WHAT YOU ARE ASKED TO DO
Word for word, copy all the data and drop the pictures.

DATA LINES

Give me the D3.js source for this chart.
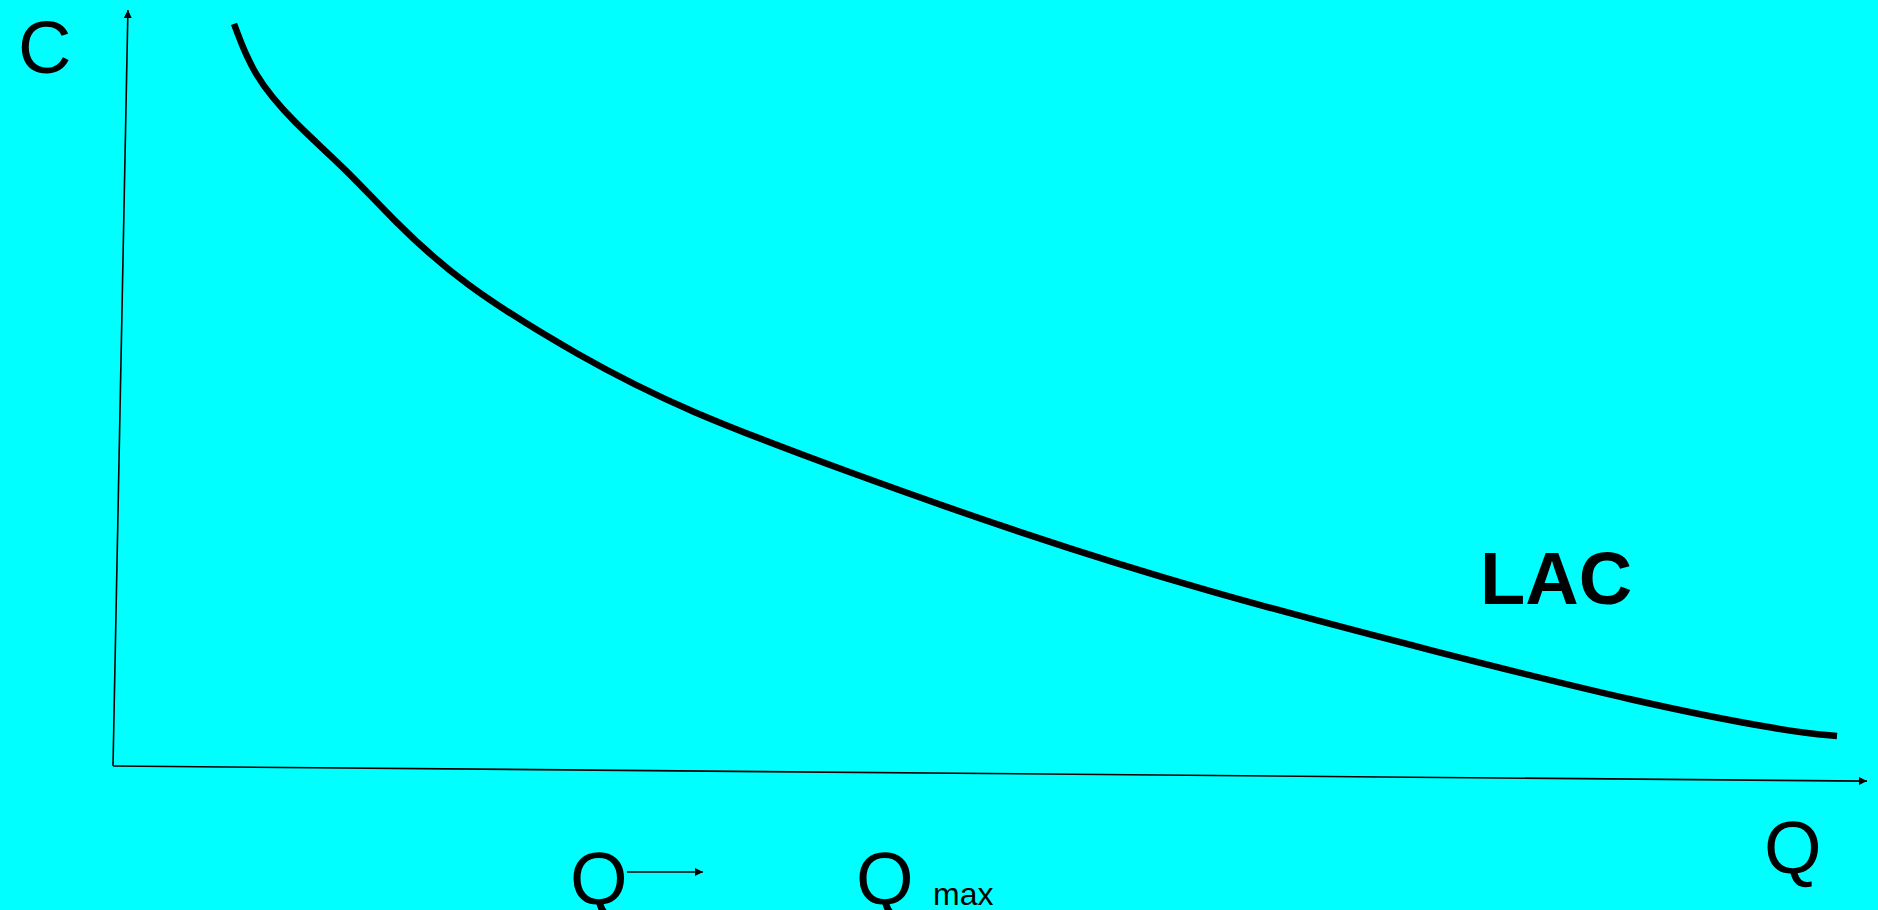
<!DOCTYPE html>
<html>
<head>
<meta charset="utf-8">
<script src="https://cdn.jsdelivr.net/npm/d3@7"></script>
<style>
  html, body { margin: 0; padding: 0; background: #00ffff; }
  svg { display: block; }
  text { font-family: "Liberation Sans", Arial, sans-serif; fill: #000; }
</style>
</head>
<body>
<div id="chart"></div>
<script>
// long-run average cost curve (axis units 0..100)
const lacQ = [6.9, 7.98, 10.26, 13.34, 15.96, 19.78, 26.62, 32.5, 42.02, 51.54, 61.97, 75.66, 87.06, 95.61, 98.29];
const lacC = [98.15, 91.4, 85.19, 78.84, 72.22, 63.89, 54.1, 47.09, 38.76, 30.95, 23.28, 14.95, 8.33, 4.5, 3.97];
const axisLabels = ["C", "Q"];
const curveLabel = "LAC";

const width = 1878;
const height = 910;

const svg = d3.select("#chart")
  .append("svg")
  .attr("width", width)
  .attr("height", height);

svg.append("rect")
  .attr("width", width)
  .attr("height", height)
  .attr("fill", "#00ffff");

const x = d3.scaleLinear().domain([0, 100]).range([113, 1867]);
const y = d3.scaleLinear().domain([0, 100]).range([766, 10]);

const defs = svg.append("defs");
defs.append("marker")
  .attr("id", "arrow")
  .attr("viewBox", [0, 0, 10, 10])
  .attr("refX", 10)
  .attr("refY", 5)
  .attr("markerWidth", 10)
  .attr("markerHeight", 8)
  .attr("markerUnits", "userSpaceOnUse")
  .attr("orient", "auto")
  .append("path")
  .attr("d", d3.line()([[0, 0], [10, 5], [0, 10]]))
  .attr("fill", "black");

// axes are a touch skewed, like the hand drawn original
svg.append("path")
  .attr("d", d3.line()([[x(0), y(0)], [x(0.85), y(100)]]))
  .attr("stroke", "black")
  .attr("stroke-width", 1.6)
  .attr("fill", "none")
  .attr("marker-end", "url(#arrow)");

svg.append("path")
  .attr("d", d3.line()([[x(0), y(0)], [x(100), y(-2)]]))
  .attr("stroke", "black")
  .attr("stroke-width", 1.6)
  .attr("fill", "none")
  .attr("marker-end", "url(#arrow)");

const pts = lacQ.map((q, i) => [q, lacC[i]]);

// basis keeps the hand read points from making the line wobble
svg.append("path")
  .datum(pts)
  .attr("d", d3.line()
    .x(d => x(d[0]))
    .y(d => y(d[1]))
    .curve(d3.curveBasis))
  .attr("stroke", "black")
  .attr("stroke-width", 6.5)
  .attr("stroke-linecap", "butt")
  .attr("fill", "none");

svg.append("text")
  .text(axisLabels[0])
  .attr("x", 18)
  .attr("y", 73)
  .attr("font-size", 74);

svg.append("text")
  .text(axisLabels[1])
  .attr("x", 1764)
  .attr("y", 873)
  .attr("font-size", 74);

svg.append("text")
  .text(curveLabel)
  .attr("x", 1480)
  .attr("y", 604)
  .attr("font-size", 74)
  .attr("font-weight", "bold");

// Q -> Qmax along the bottom
svg.append("text")
  .text("Q")
  .attr("x", 570)
  .attr("y", 904)
  .attr("font-size", 74);

svg.append("path")
  .attr("d", d3.line()([[627, 872], [703, 872]]))
  .attr("stroke", "black")
  .attr("stroke-width", 1.6)
  .attr("marker-end", "url(#arrow)");

svg.append("text")
  .text("Q")
  .attr("x", 856)
  .attr("y", 904)
  .attr("font-size", 74);

svg.append("text")
  .text("max")
  .attr("x", 933)
  .attr("y", 905)
  .attr("font-size", 32);
</script>
</body>
</html>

EXERCISE OUTPUT
Give me the D3.js source for this chart.
<!DOCTYPE html>
<html>
<head>
<meta charset="utf-8">
<script src="https://cdn.jsdelivr.net/npm/d3@7"></script>
<style>
  html, body { margin: 0; padding: 0; background: #00ffff; }
  svg { display: block; }
  text { font-family: "Liberation Sans", Arial, sans-serif; fill: #000; }
</style>
</head>
<body>
<div id="chart"></div>
<script>
// long-run average cost curve (axis units 0..100)
const lacQ = [6.9, 7.98, 10.26, 13.34, 15.96, 19.78, 26.62, 32.5, 42.02, 51.54, 61.97, 75.66, 87.06, 95.61, 98.29];
const lacC = [98.15, 91.4, 85.19, 78.84, 72.22, 63.89, 54.1, 47.09, 38.76, 30.95, 23.28, 14.95, 8.33, 4.5, 3.97];
const axisLabels = ["C", "Q"];
const curveLabel = "LAC";

const width = 1878;
const height = 910;

const svg = d3.select("#chart")
  .append("svg")
  .attr("width", width)
  .attr("height", height);

svg.append("rect")
  .attr("width", width)
  .attr("height", height)
  .attr("fill", "#00ffff");

const x = d3.scaleLinear().domain([0, 100]).range([113, 1867]);
const y = d3.scaleLinear().domain([0, 100]).range([766, 10]);

const defs = svg.append("defs");
defs.append("marker")
  .attr("id", "arrow")
  .attr("viewBox", [0, 0, 10, 10])
  .attr("refX", 10)
  .attr("refY", 5)
  .attr("markerWidth", 10)
  .attr("markerHeight", 8)
  .attr("markerUnits", "userSpaceOnUse")
  .attr("orient", "auto")
  .append("path")
  .attr("d", d3.line()([[0, 0], [10, 5], [0, 10]]))
  .attr("fill", "black");

// axes are a touch skewed, like the hand drawn original
svg.append("path")
  .attr("d", d3.line()([[x(0), y(0)], [x(0.85), y(100)]]))
  .attr("stroke", "black")
  .attr("stroke-width", 1.6)
  .attr("fill", "none")
  .attr("marker-end", "url(#arrow)");

svg.append("path")
  .attr("d", d3.line()([[x(0), y(0)], [x(100), y(-2)]]))
  .attr("stroke", "black")
  .attr("stroke-width", 1.6)
  .attr("fill", "none")
  .attr("marker-end", "url(#arrow)");

const pts = lacQ.map((q, i) => [q, lacC[i]]);

// basis keeps the hand read points from making the line wobble
svg.append("path")
  .datum(pts)
  .attr("d", d3.line()
    .x(d => x(d[0]))
    .y(d => y(d[1]))
    .curve(d3.curveBasis))
  .attr("stroke", "black")
  .attr("stroke-width", 6.5)
  .attr("stroke-linecap", "butt")
  .attr("fill", "none");

svg.append("text")
  .text(axisLabels[0])
  .attr("x", 18)
  .attr("y", 73)
  .attr("font-size", 74);

svg.append("text")
  .text(axisLabels[1])
  .attr("x", 1764)
  .attr("y", 873)
  .attr("font-size", 74);

svg.append("text")
  .text(curveLabel)
  .attr("x", 1480)
  .attr("y", 604)
  .attr("font-size", 74)
  .attr("font-weight", "bold");

// Q -> Qmax along the bottom
svg.append("text")
  .text("Q")
  .attr("x", 570)
  .attr("y", 904)
  .attr("font-size", 74);

svg.append("path")
  .attr("d", d3.line()([[627, 872], [703, 872]]))
  .attr("stroke", "black")
  .attr("stroke-width", 1.6)
  .attr("marker-end", "url(#arrow)");

svg.append("text")
  .text("Q")
  .attr("x", 856)
  .attr("y", 904)
  .attr("font-size", 74);

svg.append("text")
  .text("max")
  .attr("x", 933)
  .attr("y", 905)
  .attr("font-size", 32);
</script>
</body>
</html>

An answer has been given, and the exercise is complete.